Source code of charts

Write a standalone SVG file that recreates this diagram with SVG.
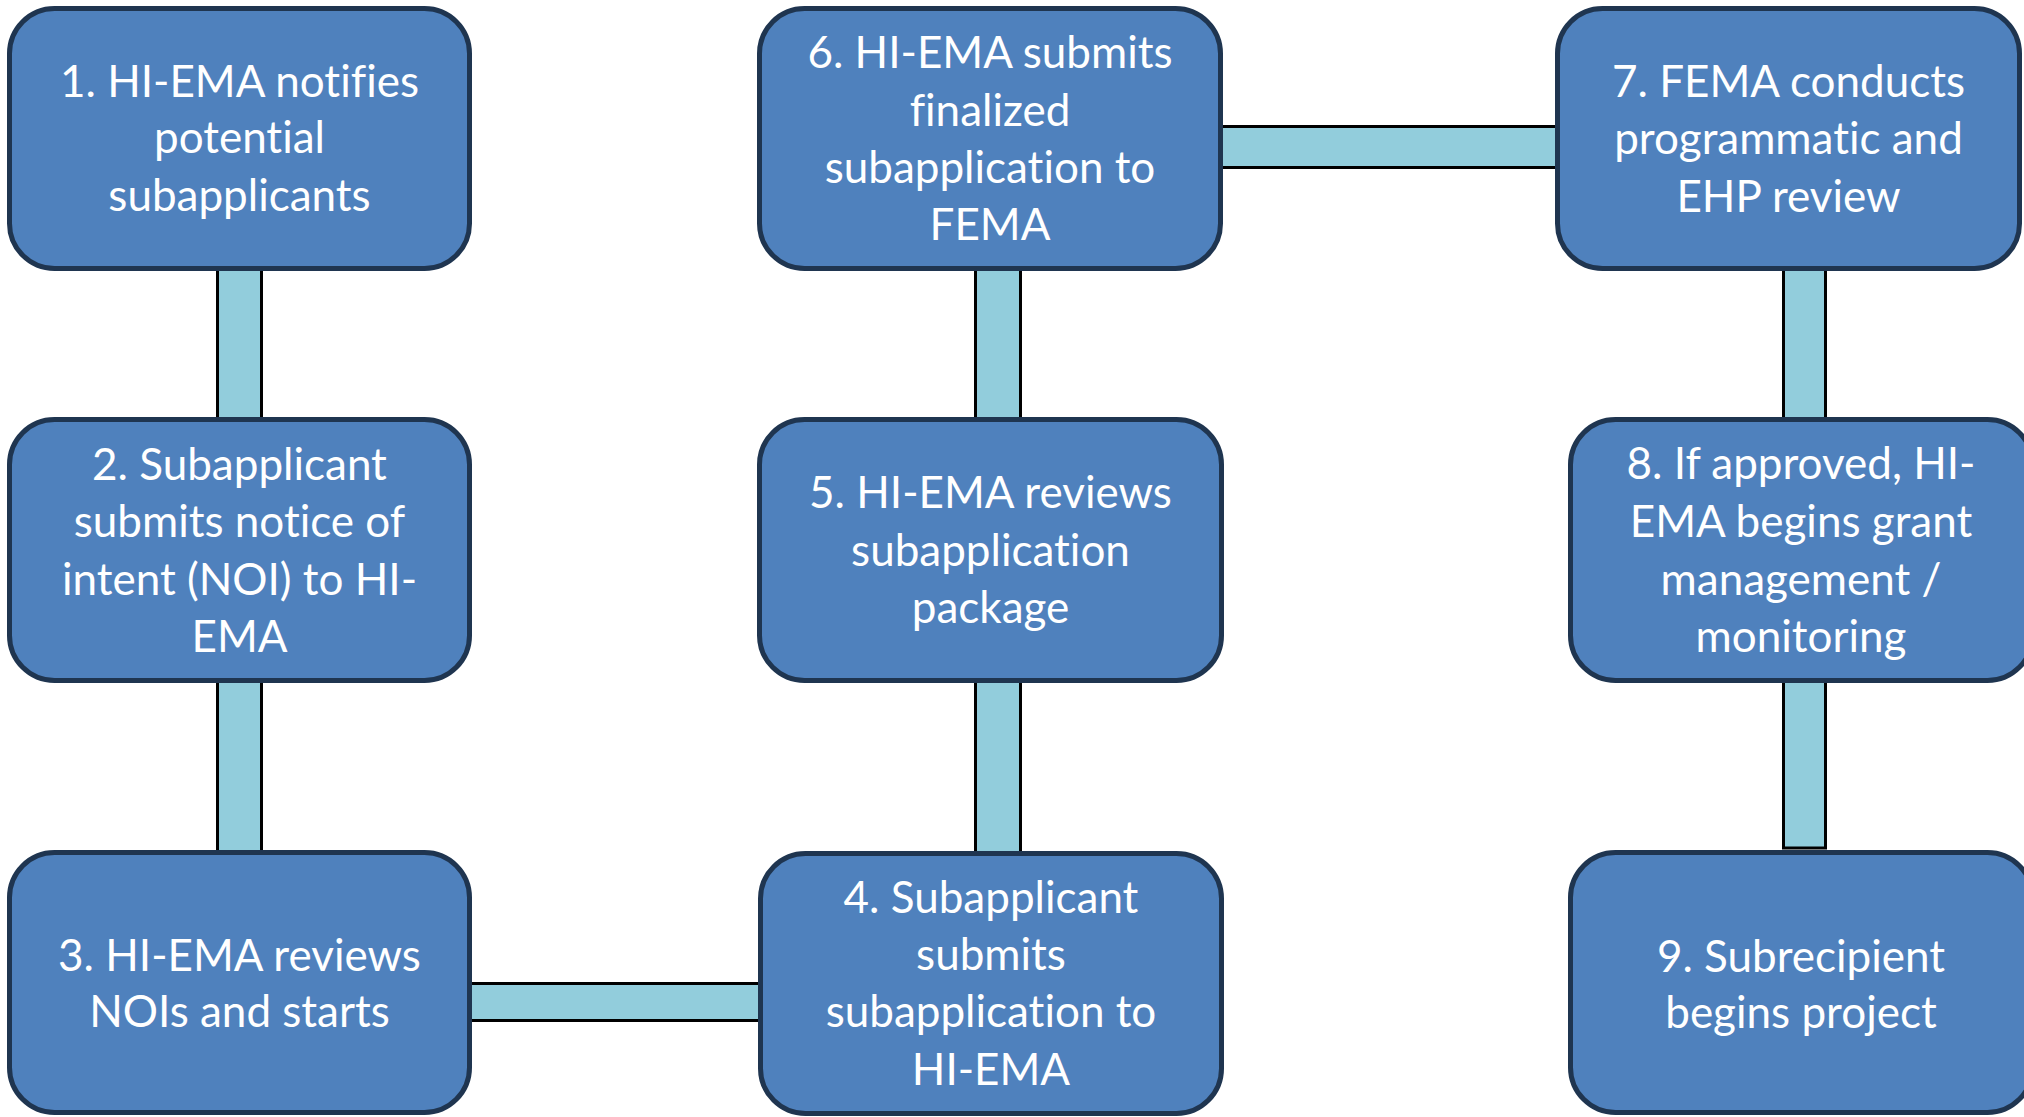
<svg xmlns="http://www.w3.org/2000/svg" width="2024" height="1117" viewBox="0 0 2024 1117">
<style>
.conn{fill:#92CDDC;stroke:#000000;stroke-width:3}
.box{fill:#4F81BD;stroke:#1F3550;stroke-width:5}
.lbl{font-family:Lato,"Open Sans","Liberation Sans",sans-serif;font-size:44px;fill:#FFFFFF;text-anchor:middle;font-variant-ligatures:none;font-feature-settings:"liga" 0}
</style>
<rect width="2024" height="1117" fill="#FFFFFF"/>
<g id="connectors">
<rect class="conn" x="217.5" y="266" width="44" height="154"/>
<rect class="conn" x="217.5" y="680" width="44" height="174"/>
<rect class="conn" x="468" y="983.5" width="293" height="37"/>
<rect class="conn" x="975.5" y="266" width="45" height="154"/>
<rect class="conn" x="975.5" y="680" width="45" height="174"/>
<rect class="conn" x="1220" y="126.5" width="338" height="41"/>
<rect class="conn" x="1783.5" y="266" width="42" height="154"/>
<rect class="conn" x="1783.5" y="680" width="42" height="168"/>
</g>
<g id="node1"><rect class="box" x="9.5" y="8.5" width="460" height="260" rx="45"/>
<text class="lbl"><tspan x="239.5" y="97">1. HI-EMA notifies</tspan><tspan x="239.5" y="153">potential</tspan><tspan x="239.5" y="211">subapplicants</tspan></text></g>
<g id="node2"><rect class="box" x="9.5" y="419.5" width="460" height="261" rx="45"/>
<text class="lbl"><tspan x="239.5" y="480">2. Subapplicant</tspan><tspan x="239.5" y="537">submits notice of</tspan><tspan x="239.5" y="595">intent (NOI) to HI-</tspan><tspan x="239.5" y="652">EMA</tspan></text></g>
<g id="node3"><rect class="box" x="9.5" y="852.5" width="460" height="260" rx="45"/>
<text class="lbl"><tspan x="239.5" y="971">3. HI-EMA reviews</tspan><tspan x="239.5" y="1027">NOIs and starts</tspan></text></g>
<g id="node4"><rect class="box" x="760.5" y="853.5" width="461" height="260" rx="45"/>
<text class="lbl"><tspan x="991" y="913">4. Subapplicant</tspan><tspan x="991" y="970">submits</tspan><tspan x="991" y="1027">subapplication to</tspan><tspan x="991" y="1085">HI-EMA</tspan></text></g>
<g id="node5"><rect class="box" x="759.5" y="419.5" width="462" height="261" rx="45"/>
<text class="lbl"><tspan x="990.5" y="508">5. HI-EMA reviews</tspan><tspan x="990.5" y="566">subapplication</tspan><tspan x="990.5" y="623">package</tspan></text></g>
<g id="node6"><rect class="box" x="759.5" y="8.5" width="461" height="260" rx="45"/>
<text class="lbl"><tspan x="990" y="68">6. HI-EMA submits</tspan><tspan x="990" y="126">finalized</tspan><tspan x="990" y="183">subapplication to</tspan><tspan x="990" y="240">FEMA</tspan></text></g>
<g id="node7"><rect class="box" x="1557.5" y="8.5" width="462" height="260" rx="45"/>
<text class="lbl"><tspan x="1788.5" y="97">7. FEMA conducts</tspan><tspan x="1788.5" y="154">programmatic and</tspan><tspan x="1788.5" y="212">EHP review</tspan></text></g>
<g id="node8"><rect class="box" x="1570.5" y="419.5" width="462" height="261" rx="45"/>
<text class="lbl"><tspan x="1801" y="479">8. If approved, HI-</tspan><tspan x="1801" y="537">EMA begins grant</tspan><tspan x="1801" y="595">management /</tspan><tspan x="1801" y="652">monitoring</tspan></text></g>
<g id="node9"><rect class="box" x="1570.5" y="852.5" width="462" height="260" rx="45"/>
<text class="lbl"><tspan x="1801" y="972">9. Subrecipient</tspan><tspan x="1801" y="1028">begins project</tspan></text></g>
</svg>
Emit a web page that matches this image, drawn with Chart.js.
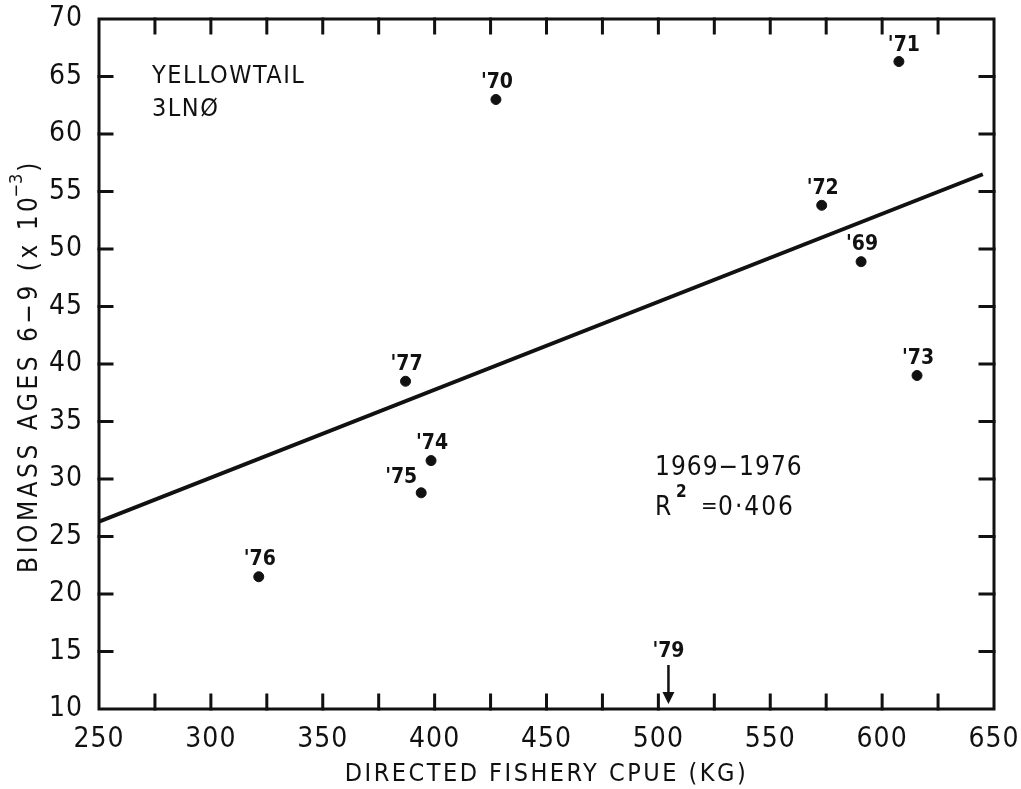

* **INSTRUCTIONS FOR THE TASK**: Reproduce the whole listing word for word, setting aside any pictures.

* **OUTPUT FOR THIS TASK**:
Write a standalone SVG file that recreates this diagram with SVG.
<svg xmlns="http://www.w3.org/2000/svg" width="2024" height="1117" viewBox="0 0 2024 1117">
<style>
.conn{fill:#92CDDC;stroke:#000000;stroke-width:3}
.box{fill:#4F81BD;stroke:#1F3550;stroke-width:5}
.lbl{font-family:Lato,"Open Sans","Liberation Sans",sans-serif;font-size:44px;fill:#FFFFFF;text-anchor:middle;font-variant-ligatures:none;font-feature-settings:"liga" 0}
</style>
<rect width="2024" height="1117" fill="#FFFFFF"/>
<g id="connectors">
<rect class="conn" x="217.5" y="266" width="44" height="154"/>
<rect class="conn" x="217.5" y="680" width="44" height="174"/>
<rect class="conn" x="468" y="983.5" width="293" height="37"/>
<rect class="conn" x="975.5" y="266" width="45" height="154"/>
<rect class="conn" x="975.5" y="680" width="45" height="174"/>
<rect class="conn" x="1220" y="126.5" width="338" height="41"/>
<rect class="conn" x="1783.5" y="266" width="42" height="154"/>
<rect class="conn" x="1783.5" y="680" width="42" height="168"/>
</g>
<g id="node1"><rect class="box" x="9.5" y="8.5" width="460" height="260" rx="45"/>
<text class="lbl"><tspan x="239.5" y="97">1. HI-EMA notifies</tspan><tspan x="239.5" y="153">potential</tspan><tspan x="239.5" y="211">subapplicants</tspan></text></g>
<g id="node2"><rect class="box" x="9.5" y="419.5" width="460" height="261" rx="45"/>
<text class="lbl"><tspan x="239.5" y="480">2. Subapplicant</tspan><tspan x="239.5" y="537">submits notice of</tspan><tspan x="239.5" y="595">intent (NOI) to HI-</tspan><tspan x="239.5" y="652">EMA</tspan></text></g>
<g id="node3"><rect class="box" x="9.5" y="852.5" width="460" height="260" rx="45"/>
<text class="lbl"><tspan x="239.5" y="971">3. HI-EMA reviews</tspan><tspan x="239.5" y="1027">NOIs and starts</tspan></text></g>
<g id="node4"><rect class="box" x="760.5" y="853.5" width="461" height="260" rx="45"/>
<text class="lbl"><tspan x="991" y="913">4. Subapplicant</tspan><tspan x="991" y="970">submits</tspan><tspan x="991" y="1027">subapplication to</tspan><tspan x="991" y="1085">HI-EMA</tspan></text></g>
<g id="node5"><rect class="box" x="759.5" y="419.5" width="462" height="261" rx="45"/>
<text class="lbl"><tspan x="990.5" y="508">5. HI-EMA reviews</tspan><tspan x="990.5" y="566">subapplication</tspan><tspan x="990.5" y="623">package</tspan></text></g>
<g id="node6"><rect class="box" x="759.5" y="8.5" width="461" height="260" rx="45"/>
<text class="lbl"><tspan x="990" y="68">6. HI-EMA submits</tspan><tspan x="990" y="126">finalized</tspan><tspan x="990" y="183">subapplication to</tspan><tspan x="990" y="240">FEMA</tspan></text></g>
<g id="node7"><rect class="box" x="1557.5" y="8.5" width="462" height="260" rx="45"/>
<text class="lbl"><tspan x="1788.5" y="97">7. FEMA conducts</tspan><tspan x="1788.5" y="154">programmatic and</tspan><tspan x="1788.5" y="212">EHP review</tspan></text></g>
<g id="node8"><rect class="box" x="1570.5" y="419.5" width="462" height="261" rx="45"/>
<text class="lbl"><tspan x="1801" y="479">8. If approved, HI-</tspan><tspan x="1801" y="537">EMA begins grant</tspan><tspan x="1801" y="595">management /</tspan><tspan x="1801" y="652">monitoring</tspan></text></g>
<g id="node9"><rect class="box" x="1570.5" y="852.5" width="462" height="260" rx="45"/>
<text class="lbl"><tspan x="1801" y="972">9. Subrecipient</tspan><tspan x="1801" y="1028">begins project</tspan></text></g>
</svg>
Emit a web page that matches this image, drawn with Chart.js.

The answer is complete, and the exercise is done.